Drupal vs Joomla: hosting costs

Sun's new Fire T1000 and T2000 servers are much touted for their low power consumption. According to the Sun Fire T2000 power calculator, an idle Sun Fire T2000 with 4 cores and 8GB of memory consumes 203 watts, and a busy one consumes 251 watts, resulting in a difference of 48 watts.

Now, hosting companies pay something like one dollar per month in power and cooling costs for every 6 watts of power used. Thus, a Sun Fire T2000 costs 33.83 USD per month (203 watts divided by 6.00 watts/USD/month), and a busy one costs 41.83 USD per month (251 watts divided by 6.00 watts/USD/month).

Imagine that you have one such machine for your Drupal website and one such machine for your Joomla website. Now, say that the Drupal website is on average 100 times more efficient than the Joomla website (a theoretical example) and that the Drupal machine's workload is 0.8%, while the Joomla machine's workload is 80%. That means that the monthly cost to power and cool your server is 33.90 USD per month (203 / 6 + (0.008 * 48 / 6)) for Drupal and 40.23 USD per month (203 / 6 + (0.8 * 48 / 6)) for Joomla.

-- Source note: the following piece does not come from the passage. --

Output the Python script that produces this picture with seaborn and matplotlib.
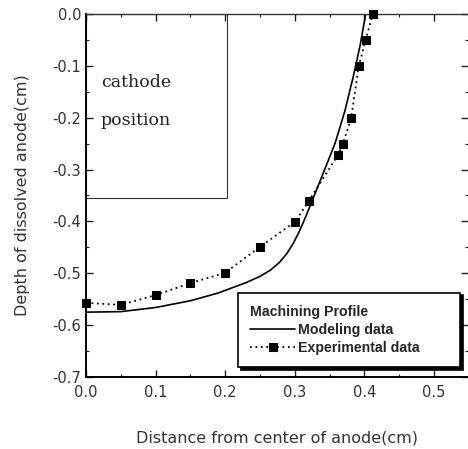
import matplotlib
matplotlib.use("Agg")
import matplotlib.pyplot as plt
import seaborn as sns
import pandas as pd
from matplotlib.patches import Rectangle
from matplotlib.ticker import MultipleLocator

# ---- data ----
model_x = [0.0, 0.05, 0.10, 0.15, 0.19, 0.21, 0.23, 0.25, 0.265, 0.278, 0.288, 0.298, 0.307,
           0.316, 0.325, 0.34, 0.358, 0.372, 0.384, 0.394, 0.402]
model_y = [-0.575, -0.574, -0.566, -0.553, -0.538, -0.528, -0.518, -0.506, -0.494, -0.479,
           -0.463, -0.442, -0.418, -0.390, -0.360, -0.310, -0.249, -0.187, -0.121, -0.060, 0.0]

exp_x = [0.0, 0.05, 0.10, 0.15, 0.20, 0.25, 0.30, 0.32, 0.362, 0.369, 0.381, 0.392, 0.402, 0.412]
exp_y = [-0.557, -0.561, -0.542, -0.519, -0.499, -0.449, -0.401, -0.361, -0.272, -0.251, -0.201, -0.100, -0.050, 0.0]

cathode_x = [0.0, 0.203]
cathode_y = [-0.355, 0.0]
cathode_text = ["cathode", "position"]

x_ticks = [0.0, 0.1, 0.2, 0.3, 0.4, 0.5]
y_ticks = [0.0, -0.1, -0.2, -0.3, -0.4, -0.5, -0.6, -0.7]

model_label = "Modeling data"
exp_label = "Experimental data"
legend_title = "Machining Profile"
x_label = "Distance from center of anode(cm)"
y_label = "Depth of dissolved anode(cm)"

# ---- figure ----
sns.set_theme(style="ticks")
plt.rcParams["font.family"] = ["DejaVu Sans"]

fig = plt.figure(figsize=(4.68, 4.49), dpi=100)
ax = fig.add_axes([0.184, 0.1604, 0.816, 0.8085])

model_df = pd.DataFrame({"x": model_x, "y": model_y})
exp_df = pd.DataFrame({"x": exp_x, "y": exp_y})

sns.lineplot(data=model_df, x="x", y="y", ax=ax, color="black", linewidth=1.2,
             sort=False, label=model_label)
sns.lineplot(data=exp_df, x="x", y="y", ax=ax, color="black", linewidth=1.3,
             linestyle=(0, (1, 2)), marker="s", markersize=6, markeredgecolor="black",
             markerfacecolor="black", sort=False, label=exp_label, clip_on=False, zorder=5)

# cathode position box
ax.add_patch(Rectangle((cathode_x[0], cathode_y[0]), cathode_x[1] - cathode_x[0],
                       cathode_y[1] - cathode_y[0], fill=False, edgecolor="#333333",
                       linewidth=0.8, zorder=1))
ax.text(0.021, -0.133, cathode_text[0], family="DejaVu Serif", fontsize=12.5,
        va="center", ha="left", color="#222222")
ax.text(0.021, -0.205, cathode_text[1], family="DejaVu Serif", fontsize=12.5,
        va="center", ha="left", color="#222222")

ax.set_xlim(0, 0.549)
ax.set_ylim(-0.7, 0.0)
ax.set_xticks(x_ticks)
ax.set_yticks(y_ticks)
ax.set_xticklabels([f"{v:.1f}" for v in x_ticks])
ax.set_yticklabels([f"{v:.1f}" if v != 0 else "0.0" for v in y_ticks])
ax.xaxis.set_minor_locator(MultipleLocator(0.05))
ax.yaxis.set_minor_locator(MultipleLocator(0.05))
ax.tick_params(which="both", direction="in", top=True, right=True, colors="#222222",
               labelsize=10.5, labelcolor="#333333")
ax.tick_params(which="major", length=5, width=1)
ax.tick_params(which="minor", length=2.5, width=0.8)
ax.tick_params(axis="x", pad=6)

for side in ["left", "bottom"]:
    ax.spines[side].set_linewidth(1.4)
    ax.spines[side].set_color("black")
ax.spines["top"].set_linewidth(1.0)
ax.spines["top"].set_color("#333333")
ax.spines["right"].set_linewidth(0.6)
ax.spines["right"].set_color("#888888")
ax.spines["right"].set_linestyle((0, (6, 3)))

ax.set_xlabel(x_label, fontsize=11.5, color="#333333", labelpad=22)
ax.set_ylabel(y_label, fontsize=11.5, color="#333333", labelpad=16)

leg = ax.legend(title=legend_title, loc="lower left", bbox_to_anchor=(0.398, 0.027, 0.581, 0.21),
                mode="expand", frameon=True, fancybox=False, edgecolor="black",
                framealpha=1, shadow={"color": "black", "alpha": 1},
                prop={"family": "Liberation Sans", "weight": "bold", "size": 10.2},
                title_fontproperties={"family": "Liberation Sans", "weight": "bold", "size": 10.2},
                alignment="left", handlelength=3.2, handletextpad=0.15, borderpad=0.85,
                labelspacing=0.3, borderaxespad=0)
leg.get_frame().set_linewidth(1.2)

fig.savefig("out.png", dpi=100)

In this simplified and hypothetical example, you save 6.33 USD per month by choosing Drupal over Joomla, or 75.96 USD per year! Three years will save 227.88 USD. ;-)

That, and Greenpeace will love you! (Greenpeace UK, by the way, has chosen Drupal as their platform of choice.)

bertboerland:

We should snmpget data and show we are right.

August 25, 2006 - 13:49
Stein:

You forgot to calculate the additional costs of cooling the machines (the AC needed to cool down the DC also needs a percentage of power)... And there are even more factors that contribute to the power price.

Here in Belgium actual prices are €77 per Amp (€45 per Amp for the utility costs (maintenance, cooling, UPC...) and +/- €0.19 per kw/h.)

Based on those figures one will save a lot more...

September 16, 2006 - 09:07
bertboerland:

Airco usually takes up about 30% of all powercosts. Rackspace isn't cheap either, so having more "hits" per CPU means less hardware per functionality which is good as well.

September 19, 2006 - 13:59
Jesper:

This is a quite interesting way to promote a system, you caught the trend of these days, where everybody talks about CO2 and our environment. :-)

October 19, 2007 - 09:46
viking-pl:

I spoke with quite a few hosting providers and they all told me that Drupal is more resource consuming than Joomla! is...
Maybe they just wanted to be nice to me, or maybe this is because they were all from Poland, but I'm rather displeased with this article.
It is not rightful to choose one of performance factors and say that the other are in same proportions. In fact it's usual that faster car burns more fuel ;p
The article comparing speed is a good one and nice to read. It is a bit outdated though. Would be nice to see comparison between Drupal 6 and Joomla! 1.5 as they are at this moment.